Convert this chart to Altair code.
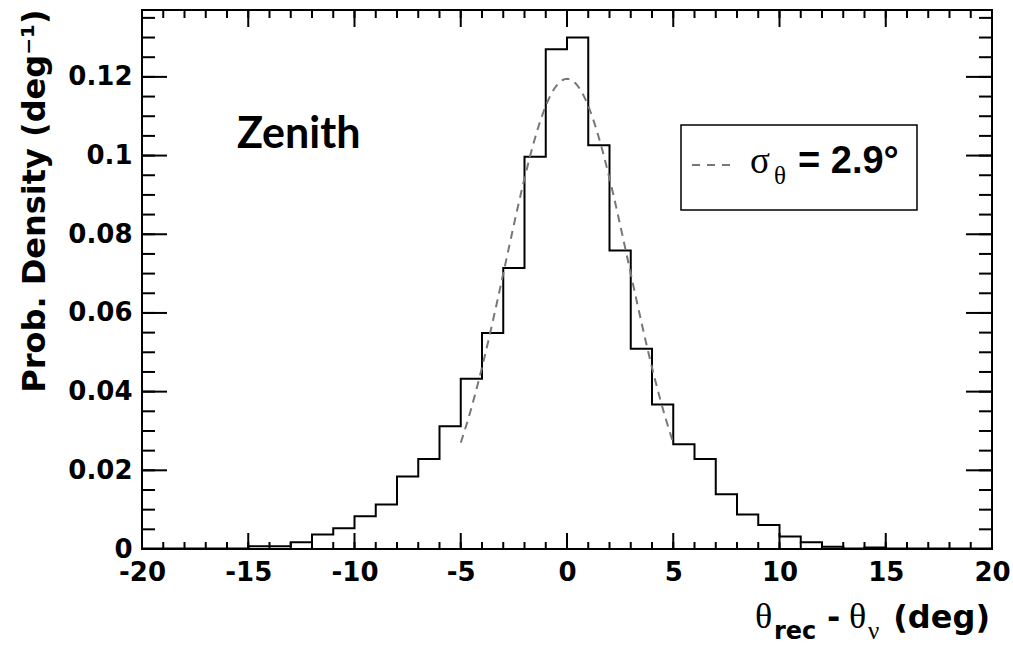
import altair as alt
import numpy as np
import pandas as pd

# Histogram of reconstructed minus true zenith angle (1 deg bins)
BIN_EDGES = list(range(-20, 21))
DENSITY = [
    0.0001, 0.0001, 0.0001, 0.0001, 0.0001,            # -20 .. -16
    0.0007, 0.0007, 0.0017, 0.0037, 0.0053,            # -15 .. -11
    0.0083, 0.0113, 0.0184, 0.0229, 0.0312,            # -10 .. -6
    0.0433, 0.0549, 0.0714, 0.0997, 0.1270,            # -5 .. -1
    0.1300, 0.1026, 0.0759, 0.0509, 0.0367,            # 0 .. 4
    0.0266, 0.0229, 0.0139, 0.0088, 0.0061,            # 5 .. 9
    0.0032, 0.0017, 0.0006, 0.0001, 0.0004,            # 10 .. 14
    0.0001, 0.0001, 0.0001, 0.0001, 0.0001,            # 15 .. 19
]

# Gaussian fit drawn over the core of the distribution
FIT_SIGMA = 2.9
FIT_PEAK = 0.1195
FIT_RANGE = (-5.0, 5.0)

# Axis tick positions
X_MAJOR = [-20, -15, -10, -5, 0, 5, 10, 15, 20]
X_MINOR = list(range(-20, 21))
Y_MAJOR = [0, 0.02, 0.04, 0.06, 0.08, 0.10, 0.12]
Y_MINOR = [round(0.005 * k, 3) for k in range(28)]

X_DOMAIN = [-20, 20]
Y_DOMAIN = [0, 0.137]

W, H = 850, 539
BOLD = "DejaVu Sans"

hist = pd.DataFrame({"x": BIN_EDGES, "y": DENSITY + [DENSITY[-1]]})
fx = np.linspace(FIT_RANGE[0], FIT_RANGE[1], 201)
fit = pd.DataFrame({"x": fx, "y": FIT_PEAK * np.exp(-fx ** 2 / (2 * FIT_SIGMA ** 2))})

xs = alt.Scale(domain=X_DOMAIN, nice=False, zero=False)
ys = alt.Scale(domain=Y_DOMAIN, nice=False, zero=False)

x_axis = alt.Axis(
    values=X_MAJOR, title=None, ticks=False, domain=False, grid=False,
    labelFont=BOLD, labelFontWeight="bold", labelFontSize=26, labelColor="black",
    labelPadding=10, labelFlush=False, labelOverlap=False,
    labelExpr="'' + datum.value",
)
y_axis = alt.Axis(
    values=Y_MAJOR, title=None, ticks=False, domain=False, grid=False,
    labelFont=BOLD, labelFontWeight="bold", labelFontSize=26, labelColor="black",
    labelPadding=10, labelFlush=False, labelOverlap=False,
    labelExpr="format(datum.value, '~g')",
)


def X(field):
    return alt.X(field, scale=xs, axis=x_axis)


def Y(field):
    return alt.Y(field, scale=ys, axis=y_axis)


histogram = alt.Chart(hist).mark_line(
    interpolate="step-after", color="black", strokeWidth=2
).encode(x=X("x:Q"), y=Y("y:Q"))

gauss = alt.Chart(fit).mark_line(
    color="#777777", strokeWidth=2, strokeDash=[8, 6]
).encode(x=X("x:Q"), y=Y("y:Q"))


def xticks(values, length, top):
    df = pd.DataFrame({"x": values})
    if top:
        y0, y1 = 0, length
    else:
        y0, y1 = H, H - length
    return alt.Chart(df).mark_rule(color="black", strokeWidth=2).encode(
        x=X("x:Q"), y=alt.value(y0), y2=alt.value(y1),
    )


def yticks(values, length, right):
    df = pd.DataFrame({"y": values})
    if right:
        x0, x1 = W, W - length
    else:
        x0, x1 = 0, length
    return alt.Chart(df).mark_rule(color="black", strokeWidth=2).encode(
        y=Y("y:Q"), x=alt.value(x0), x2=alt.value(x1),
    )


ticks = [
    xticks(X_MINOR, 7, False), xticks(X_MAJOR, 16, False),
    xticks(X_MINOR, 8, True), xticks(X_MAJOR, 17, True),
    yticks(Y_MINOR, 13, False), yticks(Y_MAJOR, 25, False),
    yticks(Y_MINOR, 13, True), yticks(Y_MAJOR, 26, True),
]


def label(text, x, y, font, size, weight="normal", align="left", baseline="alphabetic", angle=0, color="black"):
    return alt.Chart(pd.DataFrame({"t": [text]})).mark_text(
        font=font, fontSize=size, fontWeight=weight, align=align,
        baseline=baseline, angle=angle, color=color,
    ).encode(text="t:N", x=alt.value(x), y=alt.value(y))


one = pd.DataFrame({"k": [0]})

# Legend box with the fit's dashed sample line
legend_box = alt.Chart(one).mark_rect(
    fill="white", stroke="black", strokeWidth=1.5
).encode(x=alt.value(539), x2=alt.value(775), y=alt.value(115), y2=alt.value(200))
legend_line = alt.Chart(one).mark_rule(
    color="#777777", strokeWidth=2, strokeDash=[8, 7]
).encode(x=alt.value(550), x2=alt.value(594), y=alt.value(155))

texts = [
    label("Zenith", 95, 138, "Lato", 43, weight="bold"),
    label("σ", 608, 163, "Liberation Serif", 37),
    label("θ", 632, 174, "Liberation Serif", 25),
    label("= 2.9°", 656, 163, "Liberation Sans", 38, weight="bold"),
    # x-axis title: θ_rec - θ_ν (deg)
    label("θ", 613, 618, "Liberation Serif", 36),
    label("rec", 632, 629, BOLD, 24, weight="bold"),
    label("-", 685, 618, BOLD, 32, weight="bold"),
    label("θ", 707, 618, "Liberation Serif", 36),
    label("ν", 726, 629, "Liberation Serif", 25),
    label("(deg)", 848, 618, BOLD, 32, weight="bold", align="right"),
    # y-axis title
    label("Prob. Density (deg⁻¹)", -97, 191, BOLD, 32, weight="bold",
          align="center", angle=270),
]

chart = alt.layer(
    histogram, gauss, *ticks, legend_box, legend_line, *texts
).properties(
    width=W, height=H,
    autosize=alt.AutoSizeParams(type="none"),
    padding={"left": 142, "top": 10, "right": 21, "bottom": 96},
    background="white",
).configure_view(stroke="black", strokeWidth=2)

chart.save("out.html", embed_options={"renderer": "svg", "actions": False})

____________________

Write out the material above again, word for word, minus its pictures.

Result
Convert this chart to Altair code.
import altair as alt
import numpy as np
import pandas as pd

# Histogram of reconstructed minus true zenith angle (1 deg bins)
BIN_EDGES = list(range(-20, 21))
DENSITY = [
    0.0001, 0.0001, 0.0001, 0.0001, 0.0001,            # -20 .. -16
    0.0007, 0.0007, 0.0017, 0.0037, 0.0053,            # -15 .. -11
    0.0083, 0.0113, 0.0184, 0.0229, 0.0312,            # -10 .. -6
    0.0433, 0.0549, 0.0714, 0.0997, 0.1270,            # -5 .. -1
    0.1300, 0.1026, 0.0759, 0.0509, 0.0367,            # 0 .. 4
    0.0266, 0.0229, 0.0139, 0.0088, 0.0061,            # 5 .. 9
    0.0032, 0.0017, 0.0006, 0.0001, 0.0004,            # 10 .. 14
    0.0001, 0.0001, 0.0001, 0.0001, 0.0001,            # 15 .. 19
]

# Gaussian fit drawn over the core of the distribution
FIT_SIGMA = 2.9
FIT_PEAK = 0.1195
FIT_RANGE = (-5.0, 5.0)

# Axis tick positions
X_MAJOR = [-20, -15, -10, -5, 0, 5, 10, 15, 20]
X_MINOR = list(range(-20, 21))
Y_MAJOR = [0, 0.02, 0.04, 0.06, 0.08, 0.10, 0.12]
Y_MINOR = [round(0.005 * k, 3) for k in range(28)]

X_DOMAIN = [-20, 20]
Y_DOMAIN = [0, 0.137]

W, H = 850, 539
BOLD = "DejaVu Sans"

hist = pd.DataFrame({"x": BIN_EDGES, "y": DENSITY + [DENSITY[-1]]})
fx = np.linspace(FIT_RANGE[0], FIT_RANGE[1], 201)
fit = pd.DataFrame({"x": fx, "y": FIT_PEAK * np.exp(-fx ** 2 / (2 * FIT_SIGMA ** 2))})

xs = alt.Scale(domain=X_DOMAIN, nice=False, zero=False)
ys = alt.Scale(domain=Y_DOMAIN, nice=False, zero=False)

x_axis = alt.Axis(
    values=X_MAJOR, title=None, ticks=False, domain=False, grid=False,
    labelFont=BOLD, labelFontWeight="bold", labelFontSize=26, labelColor="black",
    labelPadding=10, labelFlush=False, labelOverlap=False,
    labelExpr="'' + datum.value",
)
y_axis = alt.Axis(
    values=Y_MAJOR, title=None, ticks=False, domain=False, grid=False,
    labelFont=BOLD, labelFontWeight="bold", labelFontSize=26, labelColor="black",
    labelPadding=10, labelFlush=False, labelOverlap=False,
    labelExpr="format(datum.value, '~g')",
)


def X(field):
    return alt.X(field, scale=xs, axis=x_axis)


def Y(field):
    return alt.Y(field, scale=ys, axis=y_axis)


histogram = alt.Chart(hist).mark_line(
    interpolate="step-after", color="black", strokeWidth=2
).encode(x=X("x:Q"), y=Y("y:Q"))

gauss = alt.Chart(fit).mark_line(
    color="#777777", strokeWidth=2, strokeDash=[8, 6]
).encode(x=X("x:Q"), y=Y("y:Q"))


def xticks(values, length, top):
    df = pd.DataFrame({"x": values})
    if top:
        y0, y1 = 0, length
    else:
        y0, y1 = H, H - length
    return alt.Chart(df).mark_rule(color="black", strokeWidth=2).encode(
        x=X("x:Q"), y=alt.value(y0), y2=alt.value(y1),
    )


def yticks(values, length, right):
    df = pd.DataFrame({"y": values})
    if right:
        x0, x1 = W, W - length
    else:
        x0, x1 = 0, length
    return alt.Chart(df).mark_rule(color="black", strokeWidth=2).encode(
        y=Y("y:Q"), x=alt.value(x0), x2=alt.value(x1),
    )


ticks = [
    xticks(X_MINOR, 7, False), xticks(X_MAJOR, 16, False),
    xticks(X_MINOR, 8, True), xticks(X_MAJOR, 17, True),
    yticks(Y_MINOR, 13, False), yticks(Y_MAJOR, 25, False),
    yticks(Y_MINOR, 13, True), yticks(Y_MAJOR, 26, True),
]


def label(text, x, y, font, size, weight="normal", align="left", baseline="alphabetic", angle=0, color="black"):
    return alt.Chart(pd.DataFrame({"t": [text]})).mark_text(
        font=font, fontSize=size, fontWeight=weight, align=align,
        baseline=baseline, angle=angle, color=color,
    ).encode(text="t:N", x=alt.value(x), y=alt.value(y))


one = pd.DataFrame({"k": [0]})

# Legend box with the fit's dashed sample line
legend_box = alt.Chart(one).mark_rect(
    fill="white", stroke="black", strokeWidth=1.5
).encode(x=alt.value(539), x2=alt.value(775), y=alt.value(115), y2=alt.value(200))
legend_line = alt.Chart(one).mark_rule(
    color="#777777", strokeWidth=2, strokeDash=[8, 7]
).encode(x=alt.value(550), x2=alt.value(594), y=alt.value(155))

texts = [
    label("Zenith", 95, 138, "Lato", 43, weight="bold"),
    label("σ", 608, 163, "Liberation Serif", 37),
    label("θ", 632, 174, "Liberation Serif", 25),
    label("= 2.9°", 656, 163, "Liberation Sans", 38, weight="bold"),
    # x-axis title: θ_rec - θ_ν (deg)
    label("θ", 613, 618, "Liberation Serif", 36),
    label("rec", 632, 629, BOLD, 24, weight="bold"),
    label("-", 685, 618, BOLD, 32, weight="bold"),
    label("θ", 707, 618, "Liberation Serif", 36),
    label("ν", 726, 629, "Liberation Serif", 25),
    label("(deg)", 848, 618, BOLD, 32, weight="bold", align="right"),
    # y-axis title
    label("Prob. Density (deg⁻¹)", -97, 191, BOLD, 32, weight="bold",
          align="center", angle=270),
]

chart = alt.layer(
    histogram, gauss, *ticks, legend_box, legend_line, *texts
).properties(
    width=W, height=H,
    autosize=alt.AutoSizeParams(type="none"),
    padding={"left": 142, "top": 10, "right": 21, "bottom": 96},
    background="white",
).configure_view(stroke="black", strokeWidth=2)

chart.save("out.html", embed_options={"renderer": "svg", "actions": False})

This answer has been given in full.